Bisnis.com, JAKARTA - Industri pengolahan patin dalam negeri harus dikembangkan untuk menghela permintaan dan memacu produksi nasional. Dengan demikian Indonesia dapat berkompetisi dengan Vietnam.
Sekjen Asosiasi Pengusaha Catfish Indonesia (APCI) Azam B. Zaidy mengatakan konsumsi masyarakat tidak dapat diandalkan untuk memacu produksi. Selain dampaknya lamban, Azam telah membuktikan produksi yang sekadar mengandalkan permintaan konsumen sangat rapuh. Begitu diterjang patin impor, termasuk yang ilegal, budi daya patin dalam negeri terpuruk.
"Kalau mau menggenjot produksi, memang harus ada industri hilirnya. Kalau hanya dimakan oleh masyarakat umum, agak sulit meloncat," katanya, Kamis (1/3/2018).
Penghiliran yang dimaksud berupa industri fillet dan hasil sampingan (waste product) berupa pengolahan kulit dan kepala patin untuk tepung ikan atau minyak ikan. Azam mengatakan Vietnam telah menjalankan industri hilir Pangasius meskipun belum terlalu maju.
Produktivitas budi daya patin Indonesia 20-40 kg per m2, sedikit di bawah Vietnam yang 30-50 kg per m2. Namun, pengolahan patin di Indonesia masih jauh tertinggal dari Vietnam.
Produksi Pangasius Vietnam yang pada 1997 masih 200.000 ton naik dua kali lipat pada 2005 menjadi 450.000 ton yang 90% di antaranya diekspor ke berbagai negara dengan nama dori. Peningkatan produksi itu dipicu penghiliran yang progresif.

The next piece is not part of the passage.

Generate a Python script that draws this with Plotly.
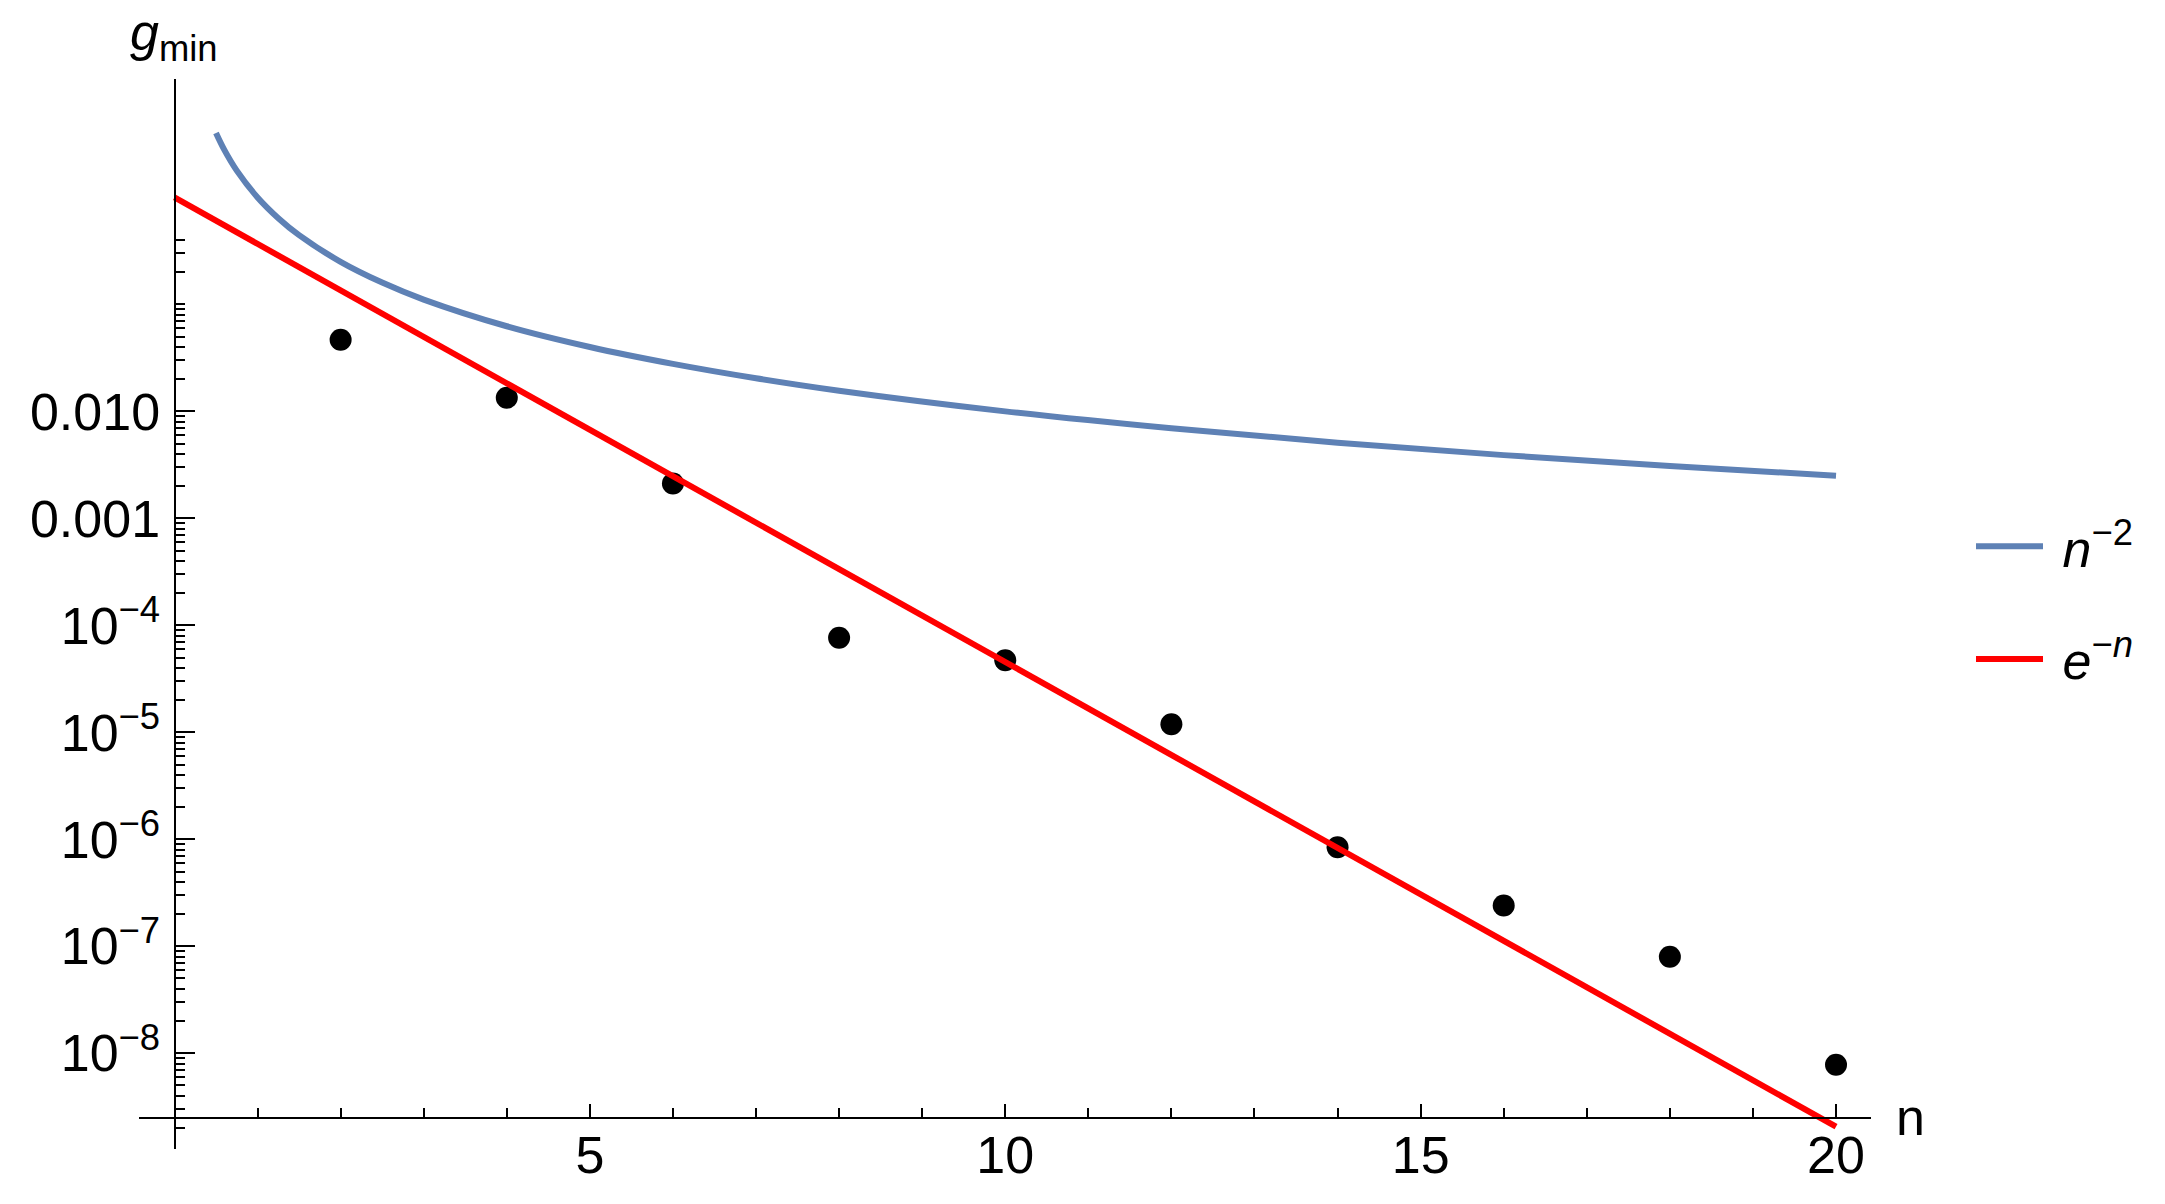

Hingga 2013, terdapat 13 perusahaan yang mengintegrasikan budi daya, pabrik fillet, dan pabrik pengolahan hasil sampingan di Vietnam Rose. Volume waste product-nya mencapai 1.000 -10.000 ton per pabrik per bulan dengan harga Rp3.600 per kg. Tepung ikan dan minyak ikan yang dihasilkan kemudian dijual ke pabrik pakan ternak domestik dan diekspor ke China.
Sementara di Indonesia, produksi fillet baru terpacu pada 2011, saat pengaturan impor patin mulai ditetapkan. Permintaan fillet yang pada 2010 masih 500 ton per bulan, kini mencapai 700-800 ton per bulan, terutama dari Jakarta, Bandung, Semarang, Surabaya, dan Bali. Adapun produksi dari 8-10 perusahaan fillet patin nasional skala menengah sekitar 400-500 ton per bulan.
Azam mengatakan biaya produksi untuk menghasilkan fillet masih tinggi karena belum ditunjang oleh pengolahan hasil sampingan yang memadai. Volume hasil sampingan hanya sekitar 15-16 ton per hari atau 450-480 ton per bulan dan belum banyak diolah secara komersial. Harga waste product pun hanya Rp2.000 per kg dan dipandang tidak terlalu membantu menurunkan biaya produksi patin.
"Pabrik yang ada sekarang ini, dengan kapasitas yang relatif tidak terlalu besar, tetap harus mengolah fish processing product dengan teknologi skala menengah kecil. Kalau tidak, sebentar-sebentar rapuh pasarnya," katanya.
Dalam catatan APCI, baru ada dua perusahaan patin terintegrasi di Indonesia. Perusahaan pertama bergerak di pembenihan patin hingga pengolahan fillet. Adapun perusahaan kedua menjalankan pembesaran patin hingga pengolahan fillet.